In the last few months, the GOP has gone way beyond legislative obstruction. As Fintan O'Toole argues in "To Hell with Unity" (NYRB 3/25),
The willingness of most congressional Republicans to endorse Donald Trump's attempts to overturn the November election and their unwillingness to convict Trump for his role in the violent putsch of January 6 may be horrifying. But these choices are also clarifying. There can be no illusions of accord, or even of civilized dispute. There is only a minority that will do everything in its considerable power to thwart, to wreck, to undermine.
Most Congressional Republicans have lost their entitlement to respect. Given their lingering allegiance to Trump, it is hard to imagine them regaining it. They heard Trump say repeatedly that he would not accept losing the election. And they supported his rejection of democracy. Is there some cozy compromise to be found here?
There are some exceptions to the current filibuster rule, including executive and judicial branch nominations and a process called budget reconciliation. Reconciliation bills are restricted to three subjects: spending, revenues, and the federal debt limit. Senate Democrats have struggled to fit a desperately needed economic relief billthe $1.9 trillion Save America Actinto the reconciliation framework. Democrats accepted the Senate parliamentarian's ruling that raising the minimum wage to $15 should not be part of a reconciliation bill. They could have overruled her, but they knew that some conservative Democratic senators were opposed to a $15 hike, and they needed every last Democrat to vote for the bill against uniform GOP opposition.
But the next bill, the "For the People Act" (FTPA) recently passed by the House, is sweeping legislation that cannot be done through reconciliation and faces death by filibuster in the Senate. For an excellent and comprehensive summary of this bill, see the Brennan Center's Annotated Guide to the For the People Act of 2021. The FTPA wants to end gerrymandering and make it easier to register and vote. The GOP wants the opposite and has initiated an avalanche of state legislation to make it harder to vote, especially for communities of color. Having lost the popular vote in seven of the past eight Presidential elections, it is now trying to govern as a minority party, as Fintan O'Toole explains:
This possibility is built into the American system. The electoral college, the massive imbalance in representation in the Senate, the ability to gerrymander congressional districts, voter suppression, and the politicization of the Supreme Courtthese methods for imposing on the majority the will of the minority have always been available.

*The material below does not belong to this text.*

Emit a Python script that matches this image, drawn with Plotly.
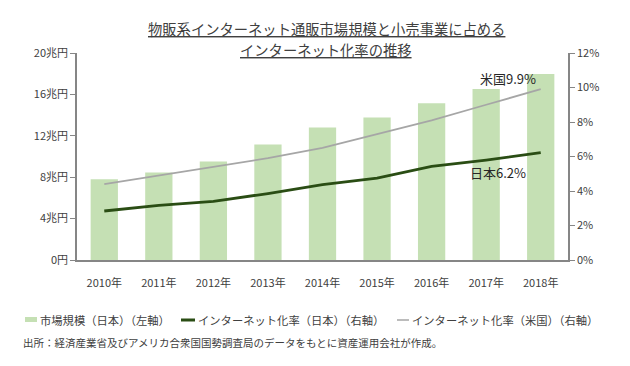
import plotly.graph_objects as go

years = ["2010年", "2011年", "2012年", "2013年", "2014年", "2015年", "2016年", "2017年", "2018年"]
market_jp = [7.79, 8.46, 9.51, 11.16, 12.79, 13.77, 15.14, 16.51, 17.98]
rate_jp = [2.84, 3.17, 3.40, 3.85, 4.37, 4.75, 5.43, 5.79, 6.22]
rate_us = [4.4, 4.9, 5.4, 5.9, 6.5, 7.3, 8.1, 9.0, 9.9]
left_ticks = [0, 4, 8, 12, 16, 20]
left_ticktext = ["0円", "4兆円", "8兆円", "12兆円", "16兆円", "20兆円"]
right_ticks = [0, 2, 4, 6, 8, 10, 12]
right_ticktext = [f"{v}%" for v in right_ticks]
legend_names = ["市場規模（日本）（左軸）", "インターネット化率（日本）（右軸）", "インターネット化率（米国）（右軸）"]

FONT = "Noto Sans CJK JP"
TXT = "#404040"
BAR = "#c5e0b4"
JP = "#2a4d14"
US = "#a6a6a6"

# The page body has an 8px default margin, so the figure is shrunk and shifted
OFF = 8
W, H = 630 - OFF, 366 - OFF
L, R, T, B = 77 - OFF, 62, 53 - OFF, 106
PW, PH = W - L - R, H - T - B


def px(x):  # x in window pixels -> paper
    return (x - OFF - L) / PW


def py(y):  # y in window pixels -> paper
    return (H - B - (y - OFF)) / PH


fig = go.Figure()
fig.add_trace(go.Bar(x=years, y=market_jp, name=legend_names[0],
                     marker=dict(color=BAR, line=dict(width=0)), width=0.5))
fig.add_trace(go.Scatter(x=years, y=rate_jp, yaxis="y2", mode="lines",
                         name=legend_names[1], line=dict(color=JP, width=2.8)))
fig.add_trace(go.Scatter(x=years, y=rate_us, yaxis="y2", mode="lines",
                         name=legend_names[2], line=dict(color=US, width=1.8)))

annotations = [
    dict(text="<u>物販系インターネット通販市場規模と小売事業に占める</u>",
         xref="paper", yref="paper", x=px(326), y=py(29), xanchor="center", yanchor="middle",
         showarrow=False, font=dict(size=14.3, color=TXT)),
    dict(text="<u>インターネット化率の推移</u>",
         xref="paper", yref="paper", x=px(326), y=py(50), xanchor="center", yanchor="middle",
         showarrow=False, font=dict(size=14.3, color=TXT)),
    dict(text="米国9.9%", x="2018年", y=rate_us[-1], xref="x", yref="y2",
         xanchor="right", yanchor="bottom", xshift=-3, yshift=-1, showarrow=False,
         font=dict(size=13, color="#262626")),
    dict(text="日本6.2%", x="2017年", y=rate_jp[-2], xref="x", yref="y2",
         xanchor="left", yanchor="top", xshift=-18, yshift=-1, showarrow=False,
         font=dict(size=13, color="#262626")),
    dict(text="出所：経済産業省及びアメリカ合衆国国勢調査局のデータをもとに資産運用会社が作成。",
         xref="paper", yref="paper", x=px(21), y=py(342), xanchor="left", yanchor="middle",
         showarrow=False, font=dict(size=10.5, color=TXT)),
]
for name, xpix in zip(legend_names, [38, 196, 410]):
    annotations.append(dict(text=name, xref="paper", yref="paper", x=px(xpix), y=py(320),
                            xanchor="left", yanchor="middle", showarrow=False,
                            font=dict(size=11.3, color=TXT)))

shapes = [
    dict(type="rect", xref="paper", yref="paper", x0=px(25), x1=px(37), y0=py(322), y1=py(317),
         fillcolor=BAR, line=dict(width=0)),
    dict(type="line", xref="paper", yref="paper", x0=px(181), x1=px(195), y0=py(320), y1=py(320),
         line=dict(color=JP, width=3)),
    dict(type="line", xref="paper", yref="paper", x0=px(397), x1=px(409), y0=py(320), y1=py(320),
         line=dict(color=US, width=1.5)),
]

fig.update_layout(
    width=W, height=H,
    margin=dict(l=L, r=R, t=T, b=B, autoexpand=False),
    paper_bgcolor="white", plot_bgcolor="white",
    font=dict(family=FONT, size=11, color=TXT),
    showlegend=False,
    xaxis=dict(showline=True, linecolor="#868686", linewidth=1.5, ticks="",
               tickfont=dict(size=11, color=TXT), showgrid=False, ticklabelstandoff=12),
    yaxis=dict(range=[0, 20], tickvals=left_ticks, ticktext=left_ticktext,
               showline=True, linecolor="#868686", linewidth=1.5, ticks="outside",
               ticklen=5, tickcolor="#868686", showgrid=False, zeroline=False,
               tickfont=dict(size=11, color=TXT)),
    yaxis2=dict(range=[0, 12], tickvals=right_ticks, ticktext=right_ticktext, overlaying="y",
                side="right", showline=True, linecolor="#868686", linewidth=1.5,
                ticks="outside", ticklen=5, tickcolor="#868686", showgrid=False,
                zeroline=False, tickfont=dict(size=11, color=TXT)),
    annotations=annotations,
    shapes=shapes,
)

fig.write_html("out.html")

The FTPA is trying to achieve the fairest, most democratic electoral system within the confines of an anti-majoritarian 18th-century constitution. For instance, it promotes internet, same day and automatic voter registration, blocks arbitrary purges of voter lists, facilitates mail-in balloting, and requires equitable and convenient allocation of voting places.
If we and our legislators are serious about having a democracy, the FTPA must be enacted to prevent Republicans from achieving minority rule by voter suppression. And we cannot have this legislation as long as the filibuster is in place. The filibuster is itself a destructive instrument of minority rule.
As the great Republican Abraham Lincoln said in his Inaugural Address of 1861: "The rule of a minority, as a permanent arrangement, is wholly inadmissible; so that, rejecting the majority principle, anarchy or despotism in some form is all that is left." What would Lincoln think of his party now represented by a collection of small men and women prostrating themselves before an unhinged former President and would-be autocrat?